With just this subtle but important change, and adding a little automation, we have gone from chasing customers to seeing them ask us to resume our services.
Can it get better? Yep, increased ARRPU!
But there’s more! As I mentioned, once your company gets to a certain volume of clients, you will be dealing with a small but inevitable percentage of bad customers. In our experience, a bad customer is not just bad in one aspect (like never uploading invoices or ignoring your Customer Support request), but in most aspects (most relevantly, leaving invoices unpaid).
That means you will have to deal with a percentage of customers who always pay late, never have money in the bank account, delete their payment methods, etc.

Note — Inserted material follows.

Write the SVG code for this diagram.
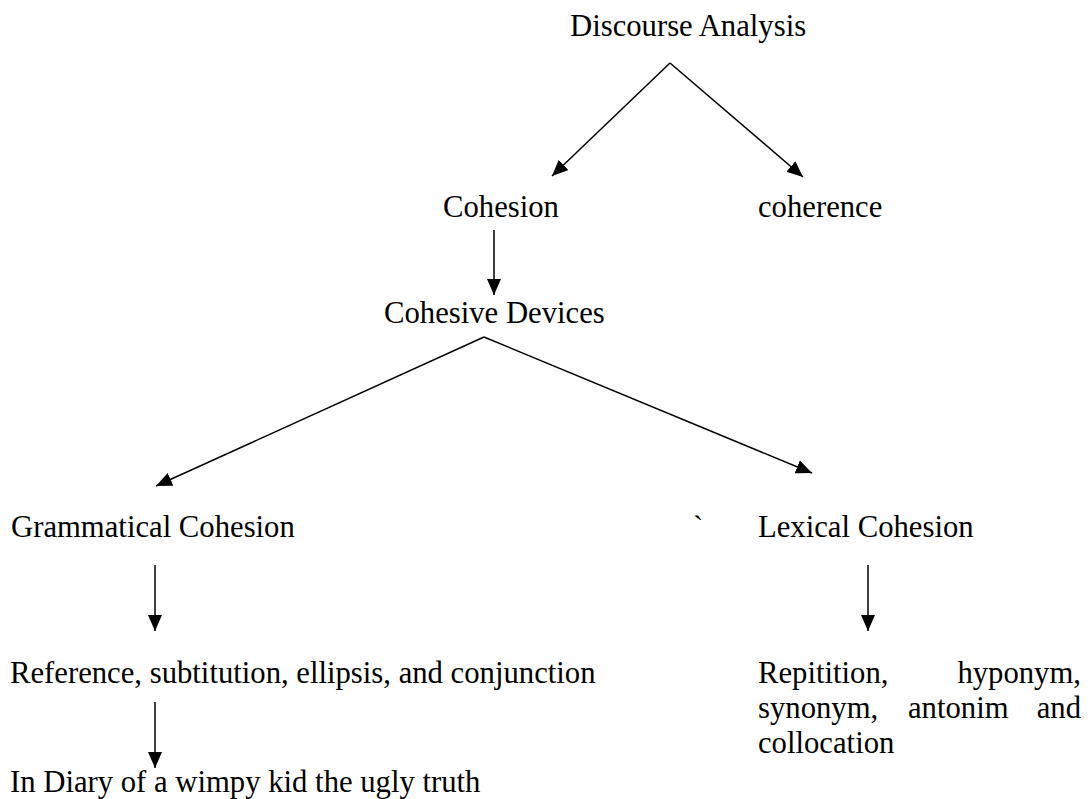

The benefit of our new system is that these customers have indeed increased the ARRPU (Average Recurring Revenue Per User) of the company. As they usually have pending invoices that are paid late, they enter the penalty period, and end up paying (usually after a notification from the Tax Office) a significantly higher amount of money. This has been noticeable for us, and these bad customers have contributed to the overall increase of 2.47% of our ARRPU since we added this feature.
This is another example of how a small but well-thought change can turn a stressful situation (this customer is not paying) into a good one (Yeah! you’ve entered the penalty period, so take your time 😉).
The example I described in this post is just one of many possible ones. The moral of the story is, design your processes to put the weight on the shoulders of your bad customers. Don’t chase them, and don’t work for free for them. If needed, don’t hesitate to spend resources on automation, in my experience, the ROI is well worth the investment.
Your platform should always benefit good customers and punish bad ones. Let them do the work and stress out, make bad customers sweat.